As suas gentes não têm nada a ver com as patifarias do seu fundador, nem com as maledicências em torno do seu santo padroeiro, que só tem uma importância acrescida pois está ligado a um dos reis de Espanha que teve um poder quase absoluto na Europa.
Numa atitude ousada, a população de Benguela manifestou-se contra a travessia do caminho-de-ferro pela cidade, já que a dividiria ao meio, pois a estrutura central da povoação era afastada da linha de costa e do seu porto. Foi assim que nasceu o Lobito para albergar o porto de mar que apoiaria Benguela e, na realidade, esta decisão acabou por atrofiar a cidade no seu crescimento e desenvolvimento económico em detrimento do que em tempos recuados foi a “Catumbela das ostras”!
Benguela foi sempre uma cidade de gente muito ciosa na sua relação interpessoal, de partilha entre quintais e com uma interessante atividade cultural. Durante o colonialismo foi o local privilegiado de intervenção política, e onde terão germinado algumas sociedades maçónicas que acabaram por ser dissolvidas pela repressão das autoridades.
Henrique Galvão, adversário de Salazar, mas com uma verve colonialista, entre 1930-1940 faz esta descrição de Benguela: “… é uma cidade enorme, de ruas compridíssimas e asfixiantes, em que dominam o amarelo e o pardo, feia, muito feia, mas depois de Luanda a cidade mais característica de Angola (…)O mar bate-lhe nas costas, é certo, mas ela fugiu do mar para terras nuas e encardidas (…). Dentro deste quadro, de aspeto doentio e abafante, vive uma população teimosa e tão simpaticamente aferrada à cidade, que constitui o caso mais típico e ferrenho de bairrismo que se conhece em Angola. A gente de Benguela faz lembrar a gente do Porto”( Álbum Comemorativo da 1ª Exposição Colonial Portuguesa / 1934).

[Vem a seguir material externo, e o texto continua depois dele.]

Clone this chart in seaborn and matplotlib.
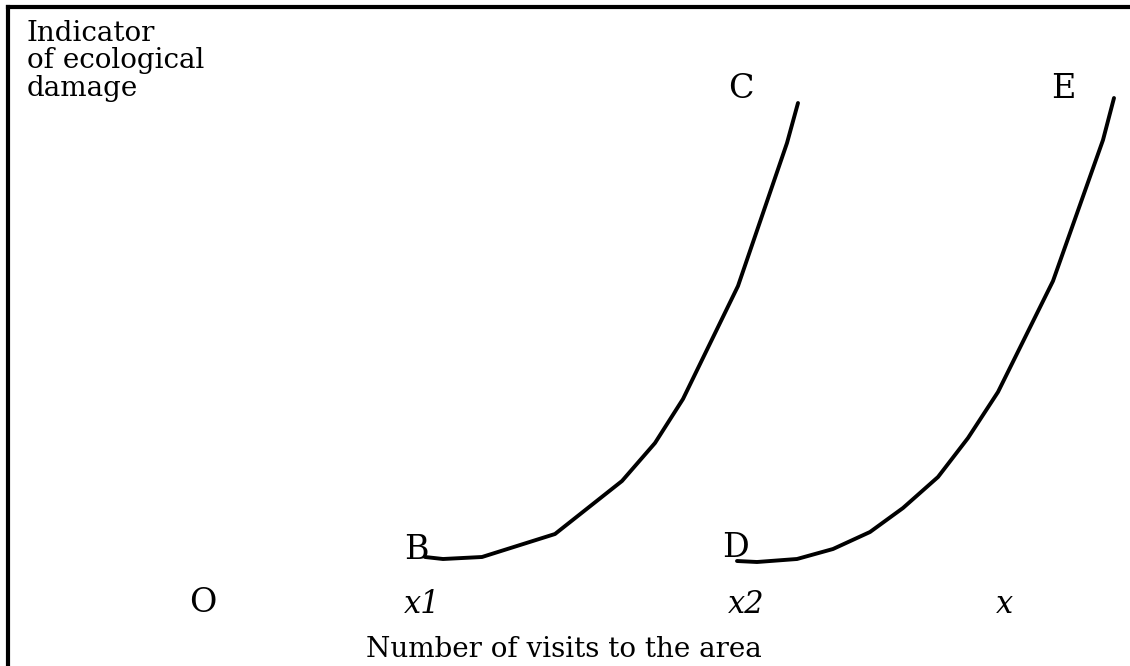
import pandas as pd
import numpy as np
import matplotlib.pyplot as plt
import seaborn as sns

# ==========================
# Data
# ==========================
# curve B -> C
visits_bc = [41.7, 43.5, 47.4, 54.7, 61.4, 64.7, 67.5, 73.0, 77.9, 79.0]
damage_bc = [10.9, 10.7, 10.9, 13.2, 18.5, 22.3, 26.7, 38.0, 52.3, 56.3]

# curve D -> E
visits_de = [72.9, 74.9, 78.9, 82.5, 86.2, 89.5, 93.0, 96.0, 99.0, 104.5, 109.5, 110.6]
damage_de = [10.5, 10.4, 10.7, 11.7, 13.4, 15.8, 18.9, 22.8, 27.4, 38.5, 52.6, 56.8]

# labels on the horizontal axis
tick_names = ["O", "x1", "x2", "x"]
tick_pos = [19.5, 41.4, 73.8, 99.7]

# point labels
point_names = ["B", "C", "D", "E"]
point_x = [40.8, 73.3, 72.7, 105.5]
point_y = [11.6, 57.7, 11.8, 57.7]

df = pd.concat([
    pd.DataFrame({"visits": visits_bc, "damage": damage_bc, "curve": "BC"}),
    pd.DataFrame({"visits": visits_de, "damage": damage_de, "curve": "DE"}),
])

# ==========================
# Plot
# ==========================
sns.set_theme(style="white")
plt.rcParams['font.family'] = ['DejaVu Serif']

fig = plt.figure(figsize=(11.3, 6.66), dpi=100)
ax = fig.add_axes([8 / 1130, 0, 1122 / 1130, 659 / 666])

sns.lineplot(data=df, x="visits", y="damage", hue="curve",
             palette=["black", "black"], estimator=None, sort=False,
             linewidth=2.8, legend=False, ax=ax)
for line in ax.get_lines():
    line.set_solid_capstyle("round")
    line.set_solid_joinstyle("round")

ax.set_xlim(0, 112.2)
ax.set_ylim(0, 65.9)
ax.set_xticks([])
ax.set_yticks([])
ax.set_xlabel("")
ax.set_ylabel("")

for side in ["right", "bottom"]:
    ax.spines[side].set_visible(False)
for side in ["left", "top"]:
    ax.spines[side].set_color("black")
    ax.spines[side].set_linewidth(3)

# axis titles
ax.text(1.9, 64.6, "Indicator\nof ecological\ndamage", ha="left", va="top",
        fontsize=20, linespacing=1.02, color="black")
ax.text(55.6, 0.9, "Number of visits to the area", ha="center",
        va="baseline", fontsize=20, color="black")

# horizontal axis marks
for name, xp in zip(tick_names, tick_pos):
    if name == "O":
        ax.text(xp, 5.4, name, ha="center", va="baseline", fontsize=24,
                color="black")
    else:
        ax.text(xp, 5.3, name, ha="center", va="baseline", fontsize=22,
                style="italic", color="black")

# point labels
for name, xp, yp in zip(point_names, point_x, point_y):
    ax.text(xp, yp, name, ha="center", va="center", fontsize=24,
            color="black")

fig.savefig("out.png", dpi=100)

O arquiteto Fernando Batalha, recentemente falecido, escrevia sobre Benguela: “Tem o seu assento em uma terra plana e está traçada em quadra”. “Foi o primeiro plano urbanístico de Benguela e provavelmente também o primeiro que se traçou para qualquer povoação de Angola (…) A formação «em quadra» ou traçado ortogonal é também um dos caracteres comuns e de uso frequente nas povoações criadas depois do seculo XVI. Foi o sistema adotado na “Baixa” de Lisboa depois do terramoto e em muitas povoações do Brasil”, FB, “A urbanização de Angola”, Edição Museu de Angola, Luanda 1960.
Resta mesmo a poesia imorredoira de Aires de Almeida Santos: “Meu amor da Rua Onze/ Meu amor da Rua Onze/ Já não quero/ Mais mentir.”